Similar issues were also reported by the Centre for Health Economics (CHE, 2009:50).
One substantial adverse impact in healthcare generally is the possibility of PbR having a detrimental impact on quality as providers seek to maximise income (King’s Fund, 2012:2).
Specifically on this question, what evaluation there is to date would suggest it is difficult to categorically say PbR had a positive impact. The King’s Fund notes there “is very little evidence on the impact of PbR on quality” (King’s Fund, 2012:16). Nevertheless, it is equally difficult to prove the case that PbR negatively impacts on healthcare quality: the Audit Commission (2008) found that the early years of PbR had not compromised the quality of healthcare; similarly, a review by the NHS Confederation found that PbR had had no detrimental impact on care quality (quoted in King’s Fund, 2012:16).
Improved quality is often thought to naturally follow from an increase in competition under fixed prices amongst providers (King’s Fund, 2012:30).
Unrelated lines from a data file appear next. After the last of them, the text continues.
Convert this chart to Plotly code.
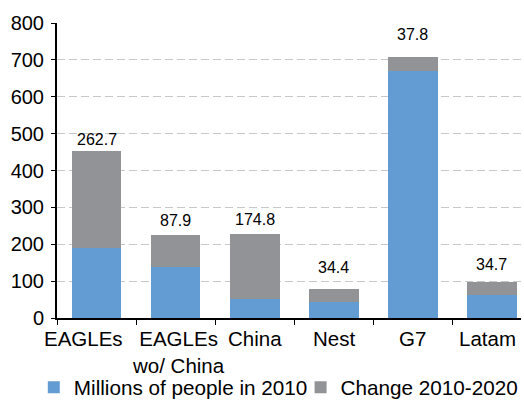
import plotly.graph_objects as go

# Regions and population figures (millions)
regions = ["EAGLEs", "EAGLEs wo/ China", "China", "Nest", "G7", "Latam"]
category_labels = ["EAGLEs", "EAGLEs<br>wo/ China", "China", "Nest", "G7", "Latam"]
base_2010 = [190.0, 137.0, 52.0, 44.0, 670.0, 62.0]
change_2010_2020 = [262.7, 87.9, 174.8, 34.4, 37.8, 34.7]
y_ticks = [0, 100, 200, 300, 400, 500, 600, 700, 800]

# Extra lift (px) for each value label above its bar
label_lift = [1, 4, 4, 11, 12, 7]
# Horizontal nudge (px) for category labels so neighbours don't collide
label_nudge = [-13, 3, 0, 0, 0, -4]

BLUE = "#639bd3"
GRAY = "#929396"
FONT = "Liberation Sans, Arial, sans-serif"

fig = go.Figure()
fig.add_trace(go.Bar(
    x=regions, y=base_2010, name="Millions of people in 2010",
    marker=dict(color=BLUE, line=dict(width=0)), width=0.63,
    legend="legend",
))
fig.add_trace(go.Bar(
    x=regions, y=change_2010_2020, name="Change 2010-2020",
    marker=dict(color=GRAY, line=dict(width=0)), width=0.63,
    legend="legend2",
))

# Change values written above each stacked bar
for cat, b, c, lift in zip(regions, base_2010, change_2010_2020, label_lift):
    fig.add_annotation(
        x=cat, y=b + c, text=f"{c:.1f}", showarrow=False,
        yanchor="bottom", yshift=lift,
        font=dict(family=FONT, size=16, color="#000000"),
    )

# Category names under the axis
for cat, lab, dx in zip(regions, category_labels, label_nudge):
    fig.add_annotation(
        x=cat, y=0, text=lab, showarrow=False,
        yanchor="top", yshift=-7, xshift=dx, align="center",
        font=dict(family=FONT, size=20.5, color="#000000"),
    )

legend_style = dict(
    orientation="h", yanchor="middle", y=-0.235,
    font=dict(family=FONT, size=20.7, color="#000000"),
    itemwidth=30, bgcolor="rgba(0,0,0,0)", borderwidth=0,
)

fig.update_layout(
    barmode="stack",
    width=524, height=409,
    margin=dict(l=57, r=3, t=23, b=91, autoexpand=False),
    paper_bgcolor="white", plot_bgcolor="white",
    font=dict(family=FONT, size=20, color="#000000"),
    showlegend=True,
    legend=dict(x=-0.050, xanchor="left", **legend_style),
    legend2=dict(x=0.525, xanchor="left", **legend_style),
)

fig.update_xaxes(
    type="category", range=[-0.5, 5.37],
    showticklabels=False, automargin=False,
    showline=True, linecolor="#000000", linewidth=2,
    ticks="outside", tickson="boundaries", ticklen=5, tickcolor="#000000", tickwidth=1,
    showgrid=False,
)
fig.update_yaxes(
    range=[0, 800], tickvals=y_ticks, automargin=False,
    showline=True, linecolor="#000000", linewidth=2,
    ticks="outside", ticklen=4, tickcolor="#000000", tickwidth=1,
    ticklabelstandoff=3,
    showgrid=True, gridcolor="#c8c8c8", gridwidth=1, griddash="8px,4px",
    zeroline=False, tickfont=dict(family=FONT, size=20, color="#000000"),
)

fig.write_html("out.html")
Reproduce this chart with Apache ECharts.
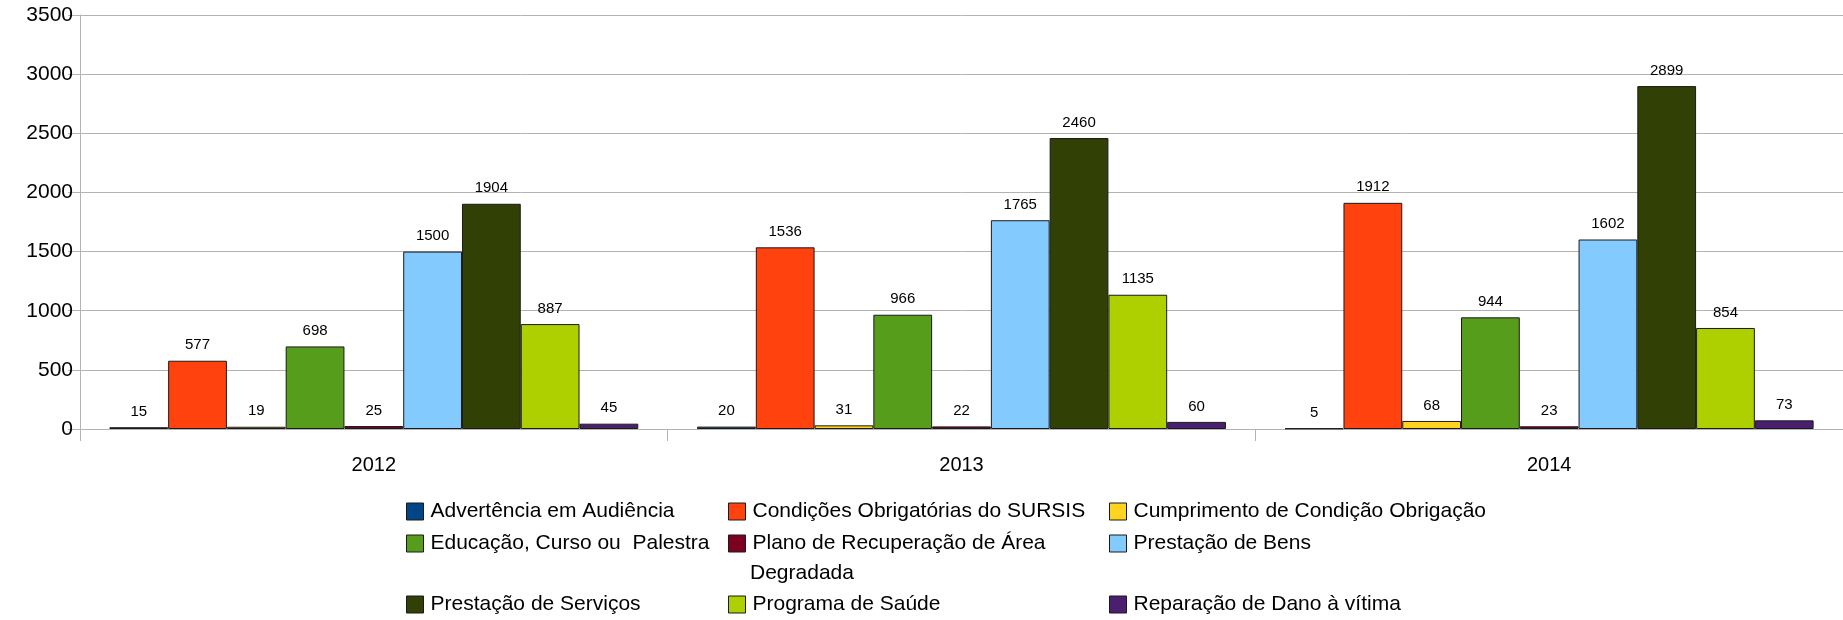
<!DOCTYPE html>
<html>
<head>
<meta charset="utf-8">
<script src="https://cdn.jsdelivr.net/npm/echarts@6/dist/echarts.min.js"></script>
<style>
html,body{margin:0;padding:0;background:#fff;}
#chart{width:1843px;height:620px;}
</style>
</head>
<body>
<div id="chart"></div>
<script>
var categories = ['2012', '2013', '2014'];
var seriesNames = [
  'Advertência em Audiência',
  'Condições Obrigatórias do SURSIS',
  'Cumprimento de Condição Obrigação',
  'Educação, Curso ou  Palestra',
  'Plano de Recuperação de Área Degradada',
  'Prestação de Bens',
  'Prestação de Serviços',
  'Programa de Saúde',
  'Reparação de Dano à vítima'
];
var advertencia = [15, 20, 5];
var condicoes = [577, 1536, 1912];
var cumprimento = [19, 31, 68];
var educacao = [698, 966, 944];
var plano = [25, 22, 23];
var prestacaoBens = [1500, 1765, 1602];
var prestacaoServicos = [1904, 2460, 2899];
var programaSaude = [887, 1135, 854];
var reparacao = [45, 60, 73];
var yTicks = [0, 500, 1000, 1500, 2000, 2500, 3000, 3500];

var seriesValues = [advertencia, condicoes, cumprimento, educacao, plano, prestacaoBens, prestacaoServicos, programaSaude, reparacao];
var colors = ['#004586', '#ff420e', '#ffd320', '#579d1c', '#7e0021', '#83caff', '#314004', '#aecf00', '#4b1f6f'];

var FONT = '"Liberation Sans", Arial, sans-serif';

var series = seriesNames.map(function (name, i) {
  return {
    name: name,
    type: 'bar',
    data: seriesValues[i],
    barGap: '0%',
    barCategoryGap: '10%',
    itemStyle: { color: colors[i], borderColor: '#1a1a1a', borderWidth: 1 },
    label: {
      show: true,
      position: 'top',
      distance: 8,
      color: '#000',
      fontSize: 15,
      fontFamily: FONT
    },
    emphasis: { disabled: true }
  };
});

// legend layout: 3 columns x 3 rows (row-major order of seriesNames)
var colX = [406, 728, 1109];
var rowY = [514, 546, 607];
var legends = seriesNames.map(function (name, i) {
  var col = i % 3, row = Math.floor(i / 3);
  return {
    left: colX[col],
    top: rowY[row] - 13,
    padding: 0,
    icon: 'rect',
    itemWidth: 17,
    itemHeight: 17,
    itemGap: 0,
    selectedMode: false,
    itemStyle: { borderColor: '#1a1a1a', borderWidth: 1 },
    data: [name],
    formatter: function (n) {
      return n === 'Plano de Recuperação de Área Degradada' ? 'Plano de Recuperação de Área' : n;
    },
    textStyle: { fontSize: 21, color: '#000', fontFamily: FONT, padding: [0, 0, 0, 2] }
  };
});

var chart = echarts.init(document.getElementById('chart'));
chart.setOption({
  animation: false,
  backgroundColor: '#fff',
  grid: { left: 80, right: 0, top: 15, bottom: 191, containLabel: false },
  legend: legends,
  graphic: [{
    type: 'text',
    left: 750,
    top: 575 - 12,
    style: { text: 'Degradada', fill: '#000', font: '21px ' + FONT }
  }],
  xAxis: {
    type: 'category',
    data: categories,
    axisLine: { lineStyle: { color: '#b3b3b3', width: 1 } },
    axisTick: { show: true, length: 12, lineStyle: { color: '#b3b3b3' } },
    axisLabel: { color: '#000', fontSize: 20, fontFamily: FONT, margin: 26 }
  },
  yAxis: {
    type: 'value',
    min: yTicks[0],
    max: yTicks[yTicks.length - 1],
    interval: 500,
    axisLine: { show: true, lineStyle: { color: '#b3b3b3', width: 1 } },
    axisTick: { show: true, length: 12, lineStyle: { color: '#b3b3b3' } },
    axisLabel: {
      color: '#000', fontSize: 21, fontFamily: FONT, margin: 7,
      formatter: function (v) { return String(v); }
    },
    splitLine: { show: true, lineStyle: { color: '#b3b3b3', width: 1 } }
  },
  series: series
});
</script>
</body>
</html>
Evidence on how choice at the point of referral has operated, however suggests that it remains a weak driver of quality improvement (Dixon et al 2010). This leads to what the King’s Fund call a “prima facie case” for introducing financial incentives to improve quality (King’s Fund, 2012:30).
Given that PbR was initially introduced (at least partly) to address waiting times, evaluation has found that PbR did result in more rapid reductions in lengths of stay and the proportion of day cases than when it isn’t present (King’s Fund, 2012:16). This finding is echoed in the United States, as is the finding that PbR resulted in one of the following benefits in some (but not all) of Austria, Denmark, France, Germany, Italy, Norway, Spain, Sweden and Victoria, Australia: reduced length of stay, increased technical productivity, reduced unit costs or reduced waiting times (summarised in Street et al 2007; Busse et al 2011, quoted in King’s Fund, 2012:22).
In England, a renewed focus on care coordination and increased integration poses an interesting question: does PbR support this or not? The King’s Fund is clear on this: “The current system is not always well suited to the promotion of other objectives, particularly integration and major shifts and changes in the location of care” (King’s Fund, 2012:41). Indeed, PbR doesn’t currently include payment relating to the costs of coordination itself (King’s Fund, 2012:33).
PbR is not felt to incentivise the change from activity-based systems to organisation along a whole episode of care. Payment aligned to a whole pathway could do this (King’s Fund, 2012:3) and places like the United States, the Netherlands and Sweden are exploring exactly this (King’s Fund, 2012:24).
One of the reasons why the effects of PbR on issues like quality are so difficult to determine is the context within which the changes operate. The effectiveness of payment systems depends on the context in which they operate, and the ends to which they are aimed (King’s Fund, 2012:4). As the King’s Fund notes:
“Payment systems cannot do everything: Payment systems are not just a means to an end; they are one of many measures used to promote health policy objectives.” (King’s Fund, 2012:vi)
Overall, the King’s Fund concludes:
“It is difficult to come to a conclusive view on what the effects of PbR have been” (King’s Fund, 2012:35).